I hate knowing something about a director before I see their movie. I hate knowing something personal about him, something about his character. Apparently, M. Night Shyamalan is a terrible person. He's arrogant and he cast himself in his own movie.
I once had a writing teacher, names Paul Carter Harrison, an elegant sophisticated man who saw nothing carnal upon seeing snother man stop a woman on the street and tell her "You have incredible legs." He said there was nothing prurient about this because it was as much fact as a blue sky. He also said that when you turn written words over to the screen or the stage, you gotta back up. It's an impossible negotiation, setting a playwright next to a director. It is nothing less than a necessary act of surrender for the playwright, an impossible situation opf setting your child into the world. You've done all you can do, now close your eyes, and let them walk the plank.

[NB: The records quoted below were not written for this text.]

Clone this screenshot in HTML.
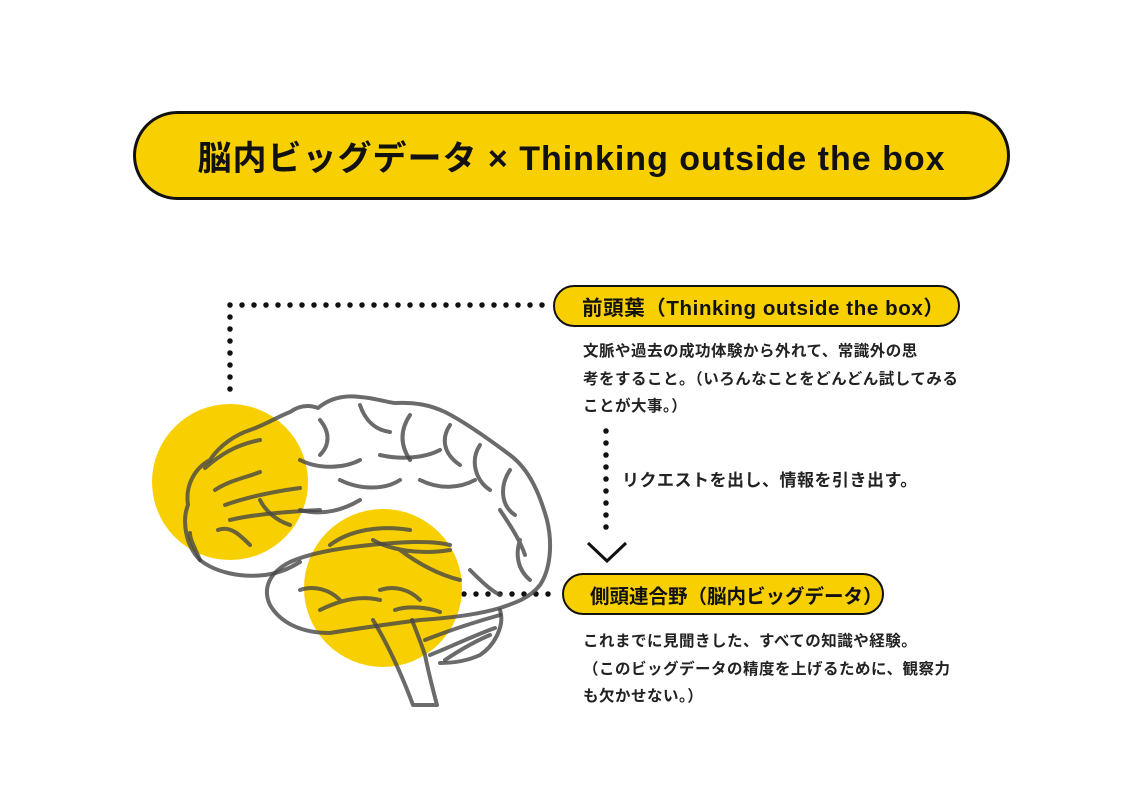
<!DOCTYPE html>
<html><head><meta charset="utf-8"><style>
body{margin:0;width:1140px;height:806px;background:#fff;position:relative;overflow:hidden;font-family:"Liberation Sans","Noto Sans CJK JP",sans-serif;color:#111}
.pill{position:absolute;background:#F8CF00;border:2.5px solid #111;box-sizing:border-box;display:flex;align-items:center;font-weight:bold}
.txt{position:absolute;font-size:15.5px;line-height:27.5px;font-weight:bold;color:#222;letter-spacing:0.5px}
</style></head><body>
<div class="pill" style="left:133px;top:111px;width:877px;height:89px;border-radius:45px;border-width:3px;justify-content:center;font-size:34px;letter-spacing:1px">脳内ビッグデータ × Thinking outside the box</div>
<svg width="1140" height="806" style="position:absolute;left:0;top:0">
<g stroke="#111" stroke-width="5.5" stroke-linecap="round" stroke-dasharray="0 12" fill="none">
<path d="M230 305 V400"/>
<path d="M242 305 H550"/>
<path d="M606 431 V528"/>
<path d="M464 594 H552"/>
</g>
<path d="M588 543 L607 561 L626 543" fill="none" stroke="#111" stroke-width="3"/>
<circle cx="230" cy="482" r="78" fill="#F8CF00"/>
<circle cx="383" cy="588" r="79" fill="#F8CF00"/>
<g fill="none" stroke="rgba(70,70,70,0.8)" stroke-width="4" stroke-linecap="round" stroke-linejoin="round">
<path d="M200 560 C185 545 182 520 188 505 C185 485 195 468 210 460 C220 445 235 435 250 430 C265 425 275 418 290 412 C300 405 310 405 318 408 C330 398 345 395 360 397 C375 398 385 402 395 403 C415 402 430 405 445 412 C465 422 490 440 510 455 C530 470 540 495 547 520 C553 545 550 570 540 585 C530 598 515 603 500 608 C480 614 450 618 420 620 C390 624 360 628 330 633 C300 633 280 622 270 605 C262 588 270 572 290 562 C310 553 340 548 370 545 C400 542 430 540 450 545"/>
<path d="M200 560 C215 572 240 578 265 575 C280 573 290 568 300 562"/>
<path d="M200 560 C195 548 190 540 190 533"/>
<path d="M500 610 C505 625 495 645 480 655 C465 662 450 663 440 663"/>
<path d="M373 620 C385 640 400 670 413 705 L437 705 C433 690 428 670 425 655 C420 640 415 628 412 620"/>
<path d="M425 640 C450 630 475 622 500 615 M430 655 C455 645 475 635 495 628 M445 660 C460 650 478 640 490 635"/>
<path d="M205 468 C220 455 235 445 260 440 M215 490 C230 480 245 478 260 472 M225 505 C245 498 270 492 300 488 M230 520 C250 515 280 512 320 510"/>
<path d="M218 530 C230 525 240 535 250 545 M260 500 C265 510 275 520 290 525"/>
<path d="M320 420 C330 432 330 445 320 455 M360 405 C365 420 375 430 390 432 M410 415 C400 430 400 445 410 460 M450 425 C440 440 445 455 460 465 M480 445 C470 460 475 480 490 490 M510 470 C500 485 500 505 515 515"/>
<path d="M300 460 C320 470 345 468 360 460 M340 480 C360 490 385 490 400 480 M380 455 C400 460 425 458 440 450 M420 480 C440 490 460 488 475 480 M300 510 C320 515 340 512 360 500"/>
<path d="M330 545 C350 530 380 525 410 530 M373 540 C390 550 420 555 450 550 M400 550 C420 565 440 575 460 580"/>
<path d="M300 590 C315 585 330 590 340 600 M320 610 C340 600 360 595 380 600 M380 590 C395 585 410 590 420 600 M395 610 C410 605 430 608 440 612"/>
<path d="M470 570 C480 580 490 590 500 595 M500 510 C510 525 520 540 525 555 M520 540 C515 555 518 570 530 580"/>
</g>
</svg>
<div class="pill" style="left:553px;top:285px;width:407px;height:42px;border-radius:21px;padding-left:27px;font-size:20.5px;letter-spacing:0.6px">前頭葉（Thinking outside the box）</div>
<div class="txt" style="left:583px;top:338px">文脈や過去の成功体験から外れて、常識外の思<br>考をすること。（いろんなことをどんどん試してみる<br>ことが大事。）</div>
<div class="txt" style="left:622px;top:467px;font-size:17px">リクエストを出し、情報を引き出す。</div>
<div class="pill" style="left:562px;top:573px;width:322px;height:42px;border-radius:21px;padding-left:26px;font-size:19.5px">側頭連合野（脳内ビッグデータ）</div>
<div class="txt" style="left:583px;top:628px">これまでに見聞きした、すべての知識や経験。<br>（このビッグデータの精度を上げるために、観察力<br>も欠かせない。）</div>
</body></html>
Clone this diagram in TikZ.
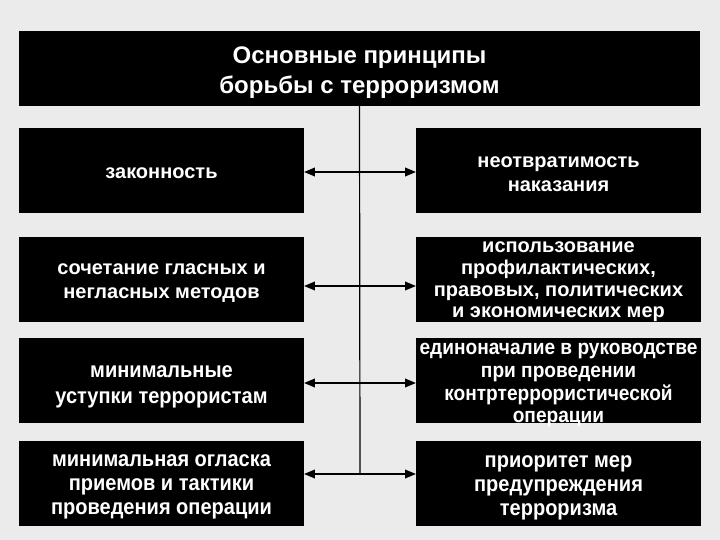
\documentclass[tikz,border=0pt]{standalone}
\usepackage{fontspec}
\setmainfont{Liberation Sans}
\newfontfamily\narrowfont[FakeStretch=0.91]{Liberation Sans}
\usepackage{xcolor}
\usetikzlibrary{arrows}
\definecolor{bggray}{RGB}{235,235,235}
\tikzstyle{box} = [fill=black,text=white,inner sep=0pt,minimum width=285pt,minimum height=85pt,align=center,font=\bfseries\fontsize{20}{24}\selectfont]
\tikzstyle{link} = [line width=1.5pt,<->,>=triangle 45]
% push the text of a node down by #1
\newcommand{\drop}[2]{\raisebox{0pt}[\dimexpr\height+#1+#1\relax]{#2}}
% set height of a first line / depth of a last line
\newcommand{\topline}[2]{\raisebox{0pt}[#1][\depth]{#2}}
\newcommand{\botline}[2]{\raisebox{0pt}[\height][#1]{#2}}

\begin{document}
\begin{tikzpicture}[line cap=round,line join=round,x=1pt,y=-1pt]
    \fill[bggray] (0,0) rectangle (720,540);
    \useasboundingbox (0,0) rectangle (720,540);
    \node[box,minimum width=681pt,minimum height=75pt,font=\bfseries\fontsize{24}{30}\selectfont] (title) at (359.5,68.5) {\drop{4.5pt}{Основные принципы}\\борьбы с терроризмом};
    % left column
    \node[box] (l1) at (161.5,170.5) {\drop{3pt}{законность}};
    \node[box] (l2) at (161.5,279) {\drop{4pt}{сочетание гласных и}\\ негласных методов};
    \node[box,font=\narrowfont\bfseries\fontsize{22}{26}\selectfont] (l3) at (161.5,380.5) {\drop{6pt}{минимальные}\\уступки террористам};
    \node[box,font=\narrowfont\bfseries\fontsize{22}{24}\selectfont] (l4) at (161.5,483) {\drop{4pt}{минимальная огласка}\\приемов и тактики\\проведения операции};
    % right column
    \node[box] (r1) at (558.5,170.5) {\drop{3.5pt}{неотвратимость}\\наказания};
    \node[box,font=\bfseries\fontsize{20}{21.7}\selectfont] (r2) at (558.5,279) {\topline{15.4pt}{использование}\\профилактических,\\правовых, политических\\\botline{3pt}{и экономических мер}};
    \node[box,font=\narrowfont\bfseries\fontsize{21}{22.7}\selectfont] (r3) at (558.5,380.5) {\topline{16.8pt}{единоначалие в руководстве}\\при проведении\\контртеррористической\\\botline{0pt}{операции}};
    \node[box,font=\narrowfont\bfseries\fontsize{22}{24}\selectfont] (r4) at (558.5,483) {\drop{4.5pt}{приоритет мер}\\предупреждения\\терроризма};
    % links
    \coordinate (j4) at (360,474);
    \draw[line width=1.2pt] (title.south) -- (j4);
    \draw[link] ([yshift=-1.5pt]l1.east) -- ([yshift=-1.5pt]r1.west);
    \draw[link] ([yshift=-7pt]l2.east) -- ([yshift=-7pt]r2.west);
    \draw[link] ([yshift=-2.5pt]l3.east) -- ([yshift=-2.5pt]r3.west);
    \draw[link] ([yshift=9pt]l4.east) -- ([yshift=9pt]r4.west);
\end{tikzpicture}
\end{document}
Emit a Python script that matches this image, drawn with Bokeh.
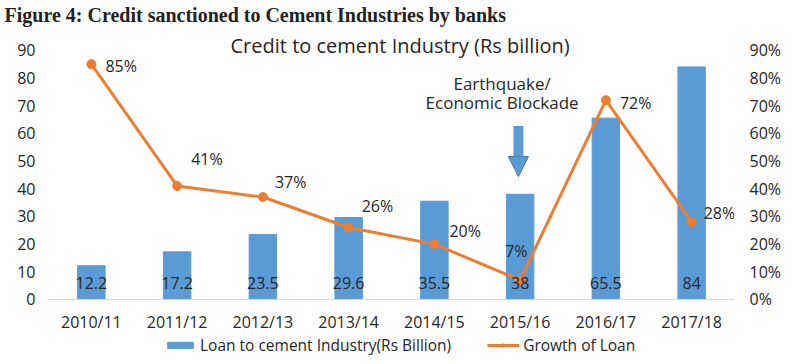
from bokeh.plotting import figure
from bokeh.models import (ColumnDataSource, Range1d, LinearAxis, FixedTicker, Legend, LegendItem,
                          Label, LabelSet, Arrow, NormalHead, Title, Span)
from bokeh.core.properties import value
from bokeh.embed import file_html
from bokeh.resources import INLINE

categories = ["2010/11", "2011/12", "2012/13", "2013/14", "2014/15", "2015/16", "2016/17", "2017/18"]
loan = [12.2, 17.2, 23.5, 29.6, 35.5, 38, 65.5, 84]
loan_labels = ["12.2", "17.2", "23.5", "29.6", "35.5", "38", "65.5", "84"]
growth = [85, 41, 37, 26, 20, 7, 72, 28]
growth_labels = ["85%", "41%", "37%", "26%", "20%", "7%", "72%", "28%"]
left_ticks = [0, 10, 20, 30, 40, 50, 60, 70, 80, 90]
right_ticks = [0, 10, 20, 30, 40, 50, 60, 70, 80, 90]
event_category = "2015/16"
event_text = ["Earthquake/", "Economic Blockade"]
chart_title = "Credit to cement Industry (Rs billion)"
fig_title = "Figure 4: Credit sanctioned to Cement Industries by banks"

# styling (label offsets in screen pixels, y positive = up)
g_xoff = [14, 14, 12, 13, 15, -15, 14, 12]
g_yoff = [-2, 27, 15, 21, 13, 29, -3, 9]

BLUE = "#5b9bd5"
ORANGE = "#ed7d31"
TXT = "#262626"
FONT = "Open Sans"

X0, X1 = -0.5, 7.5
Y_BOT, Y_TOP = -20.6, 98.6

xs = list(range(len(categories)))
bar_src = ColumnDataSource(dict(x=xs, loan=loan, lab=loan_labels))
cat_src = ColumnDataSource(dict(x=xs, cat=categories))
line_src = ColumnDataSource(dict(x=xs, growth=growth, lab=growth_labels, xo=g_xoff, yo=g_yoff))

p = figure(frame_width=686, frame_height=330, x_range=Range1d(X0, X1), y_range=Range1d(Y_BOT, Y_TOP),
           output_backend="svg", toolbar_location=None,
           min_border_left=0, min_border_right=0, min_border_top=0, min_border_bottom=0)
p.title = Title(text=fig_title, align="left", text_font="Liberation Serif", text_font_size="20px",
                text_font_style="bold", text_color="#231f20", standoff=2, offset=-44)
p.outline_line_color = None
p.xgrid.grid_line_color = None
p.ygrid.grid_line_color = None
p.xaxis.visible = False

p.extra_y_ranges = {"pct": Range1d(Y_BOT, Y_TOP)}

# category axis baseline and labels
p.add_layout(Span(location=0, dimension="width", line_color="#d9d9d9", line_width=1))
p.text(x="x", y=0, text="cat", source=cat_src, text_align="center", text_baseline="middle",
       y_offset=23, text_font=value(FONT), text_font_size="16px", text_color=TXT)

bars = p.vbar(x="x", top="loan", width=0.32, source=bar_src, fill_color=BLUE, line_color=BLUE)
line = p.line(x="x", y="growth", source=line_src, y_range_name="pct", line_color=ORANGE, line_width=3)
pts = p.scatter(x="x", y="growth", source=line_src, y_range_name="pct", size=9,
                fill_color=ORANGE, line_color=ORANGE)

p.text(x="x", y=0, text="lab", source=bar_src, text_align="center", text_baseline="middle",
       y_offset=-16, text_font=value(FONT), text_font_size="16px", text_color=TXT)

p.add_layout(LabelSet(x="x", y="growth", text="lab", source=line_src, y_range_name="pct",
                      x_offset="xo", y_offset="yo", text_align="left", text_baseline="middle",
                      text_font=value(FONT), text_font_size=value("16px"), text_color=TXT))

# chart title inside the top headroom of the frame
p.add_layout(Label(x=(X0 + X1) / 2 + 0.1, y=91.8, text=chart_title, text_align="center",
                   text_baseline="middle", text_font=FONT, text_font_size="20px", text_color=TXT))

# value axes
ya = p.yaxis[0]
ya.ticker = FixedTicker(ticks=left_ticks)
ya.axis_line_color = None
ya.major_tick_line_color = None
ya.major_tick_out = 0
ya.major_tick_in = 0
ya.minor_tick_line_color = None
ya.major_label_text_font = FONT
ya.major_label_text_font_size = "16px"
ya.major_label_text_color = TXT
ya.major_label_text_align = "right"
ya.major_label_standoff = 13
ya.axis_label = " "
ya.axis_label_text_font_size = "10px"
ya.axis_label_standoff = 0

ra = LinearAxis(y_range_name="pct", ticker=FixedTicker(ticks=right_ticks),
                major_label_overrides={t: f"{t}%" for t in right_ticks})
ra.axis_line_color = None
ra.major_tick_line_color = None
ra.major_tick_out = 0
ra.major_tick_in = 0
ra.minor_tick_line_color = None
ra.major_label_text_font = FONT
ra.major_label_text_font_size = "16px"
ra.major_label_text_color = TXT
ra.major_label_standoff = 15
p.add_layout(ra, "right")

# annotation
ei = categories.index(event_category)
ev_val = loan[ei]
p.add_layout(Label(x=ei - 0.21, y=ev_val + 40.1, text=event_text[0], text_align="center",
                   text_baseline="middle", text_font=FONT, text_font_size="17px", text_color=TXT))
p.add_layout(Label(x=ei - 0.21, y=ev_val + 33.3, text=event_text[1], text_align="center",
                   text_baseline="middle", text_font=FONT, text_font_size="17px", text_color=TXT))
p.add_layout(Arrow(end=NormalHead(size=20, fill_color=BLUE, line_color="#41719c", line_width=1),
                   x_start=ei - 0.02, y_start=ev_val + 24.7, x_end=ei - 0.02, y_end=ev_val + 6.4,
                   line_width=10, line_color=BLUE))

legend = Legend(items=[LegendItem(label="Loan to cement Industry(Rs Billion)", renderers=[bars]),
                       LegendItem(label="Growth of Loan", renderers=[line, pts])],
                orientation="horizontal", location=(116, 0), border_line_color=None,
                background_fill_alpha=0, label_text_font=FONT, label_text_font_size="15.5px",
                label_text_color=TXT, glyph_width=32, glyph_height=8, spacing=36,
                label_standoff=4, padding=0, margin=0)
p.add_layout(legend)

open("out.html", "w").write(file_html(p, INLINE))
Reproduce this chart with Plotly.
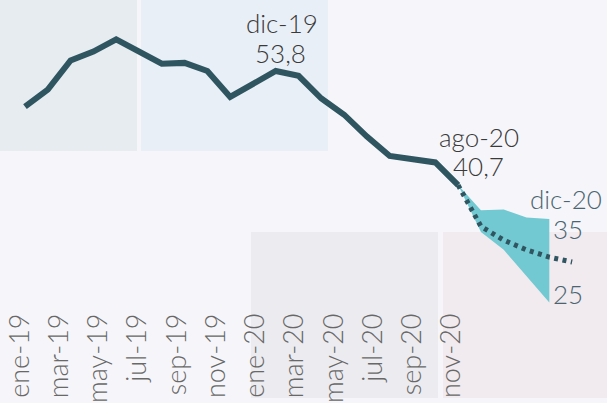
import plotly.graph_objects as go

# ---- data ----
months = ["ene-19", "feb-19", "mar-19", "abr-19", "may-19", "jun-19", "jul-19", "ago-19",
          "sep-19", "oct-19", "nov-19", "dic-19", "ene-20", "feb-20", "mar-20", "abr-20",
          "may-20", "jun-20", "jul-20", "ago-20"]
actual = [49.4, 51.5, 55.1, 56.2, 57.7, 56.2, 54.7, 54.8, 53.8, 50.6, 52.3, 53.8,
          53.2, 50.4, 48.4, 45.7, 43.3, 42.9, 42.5, 39.7]

fc_idx = [19, 20, 21, 22, 23]            # ago-20 .. dic-20
fc_upper = [39.7, 36.6, 36.7, 35.7, 35.5]
fc_lower = [39.7, 33.9, 31.7, 28.4, 25.2]
fc_mid_idx = [19, 20, 21, 22, 23, 24]
fc_mid = [39.7, 34.6, 32.9, 31.7, 30.8, 30.2]

tick_vals = list(range(0, 24, 2))
tick_labels = ["ene-19", "mar-19", "may-19", "jul-19", "sep-19", "nov-19",
               "ene-20", "mar-20", "may-20", "jul-20", "sep-20", "nov-20"]

W, H = 607, 403
FONT = "Lato"
LINE = "#2f5561"
FAN = "#72c9d2"
TXT = "#3a3a3a"
SLATE = "#4a6571"

x_actual = list(range(len(actual)))

fig = go.Figure()
fig.add_trace(go.Scatter(x=fc_idx, y=fc_upper, mode="lines", line=dict(width=0, color=FAN),
                         hoverinfo="skip", showlegend=False))
fig.add_trace(go.Scatter(x=fc_idx, y=fc_lower, mode="lines", line=dict(width=0, color=FAN),
                         fill="tonexty", fillcolor=FAN, hoverinfo="skip", showlegend=False))
fig.add_trace(go.Scatter(x=fc_mid_idx, y=fc_mid, mode="lines",
                         line=dict(width=5, color=LINE, dash="4px,4.5px"), showlegend=False))
fig.add_trace(go.Scatter(x=x_actual, y=actual, mode="lines",
                         line=dict(width=6, color=LINE), showlegend=False))
# invisible trace on tick-label axis
fig.add_trace(go.Scatter(x=[tick_vals[0]], y=[actual[0]], xaxis="x2", mode="markers",
                         marker=dict(opacity=0), hoverinfo="skip", showlegend=False))

# background panels (paper coords)
panels = [
    (0, 137, 0, 153, "#e6ecf0"),
    (141, 328, 0, 153, "#e9eff6"),
    (251, 438, 235, 403, "#ebebf0"),
    (443, 607, 235, 403, "#f1eaee"),
]
for x0, x1, y0, y1, c in panels:
    fig.add_shape(type="rect", xref="paper", yref="paper",
                  x0=x0 / W, x1=x1 / W, y0=1 - y1 / H, y1=1 - y0 / H,
                  fillcolor=c, line=dict(width=0), layer="below")

def ann(text, x, y, xs, ys, color, xanchor="center"):
    fig.add_annotation(text=text, x=x, y=y, xref="x", yref="y", showarrow=False,
                       xanchor=xanchor, yanchor="middle", xshift=xs, yshift=ys,
                       font=dict(family=FONT, size=26, color=color, weight=300))

ann("dic-19", 11, actual[11], 6, 48, TXT)
ann("53,8", 11, actual[11], 5, 18, TXT)
ann("ago-20", 19, actual[19], 21, 48, TXT)
ann("40,7", 19, actual[19], 20, 19, TXT)
ann("dic-20", 23, fc_upper[-1], 17, 20, SLATE)
ann("35", 23, fc_upper[-1], 2, -10, SLATE, xanchor="left")
ann("25", 23, fc_lower[-1], 2, 8, SLATE, xanchor="left")

fig.update_layout(
    width=W, height=H,
    margin=dict(l=0, r=0, t=0, b=0),
    paper_bgcolor="#f6f6fa",
    plot_bgcolor="rgba(0,0,0,0)",
    font=dict(family=FONT),
    xaxis=dict(range=[-1.096, 25.53], showgrid=False, zeroline=False,
               showticklabels=False, showline=False, ticks=""),
    yaxis=dict(range=[13.40, 62.57], showgrid=False, zeroline=False,
               showticklabels=False, showline=False, ticks=""),
    xaxis2=dict(overlaying="x", anchor="free", position=1 - 311 / H, side="bottom",
                range=[-1.019, 29.92], tickmode="array", tickvals=tick_vals,
                ticktext=tick_labels, tickangle=-90, showgrid=False, zeroline=False,
                showline=False, ticks="",
                tickfont=dict(family=FONT, size=27, color="#686868", weight=300)),
)

fig.write_html("out.html", config={"displayModeBar": False},
               post_script="document.body.style.margin='0';document.body.style.overflow='hidden';")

M. Night Shyamalan starred, well peripherally, in his film. Knowing, or hearing that he was an ego-maniac, did not help seeing him up there. I looked for aspects of him I could like, to better enjoy the film. He's sort of lovely, the way his eyes hang like his loose shirts. He reminds me a little of my overly brainy and fiercely artistic Long Island cousins. Though, I must admit, knowing who he was, was disruptive. It was like seeing the guy who works at the corner store in a starring role. He's as much your cashier as your mother is your mother. I don't know how people in Hollywood see movies.
Comme d'habitude, Paul Giamatti, who played Cleveland Heep, apartment building superintendent, was fantastic. He seems like the opposite of ego. He's an actor who conveys emptiness miraculously. But also strength and salvation. Nothing else there, other than he makes the film.
Writing this, I think of the film Dogma, that was ripped apart by the critics, but I liked it. It was the otherworldliness that also self-reflected, and winked at the audience. M. Night Shyamalan cannot help winking at the audience. He gives long speeches about what he is doing and he lets us know he knows he's giving long speeches about what he is doing. Though it is the parts that he does not wink, that move the most. The subtlety of showing us the bike room in the basement, reminding us we are still in this world, even is another one has intercepted with ours.
This film was also about being an artist, and the intensity of feeling spoken through. There is one speech his character gives about his thoughts becoming uncluttered that brought me to tears. And what artist wouldn't be?
This film is also about not knowing who we are in the world. We might be special. God might be at our door. Who knows who we are in the grand scheme of things. The older I get, the less I am impressed with this epiphany. When I was ninteen years old, that brought me great comfort. In my thirties, I am more convinced I am the person sitting in front of me. He says we're important, maybe, but only based on the effect we have on those who come after us. When the "lady of the water" tells Shyamalan his future, she talks about his futures rippling effect, more than his present.
What can I conclude. I liked it better than Pirates.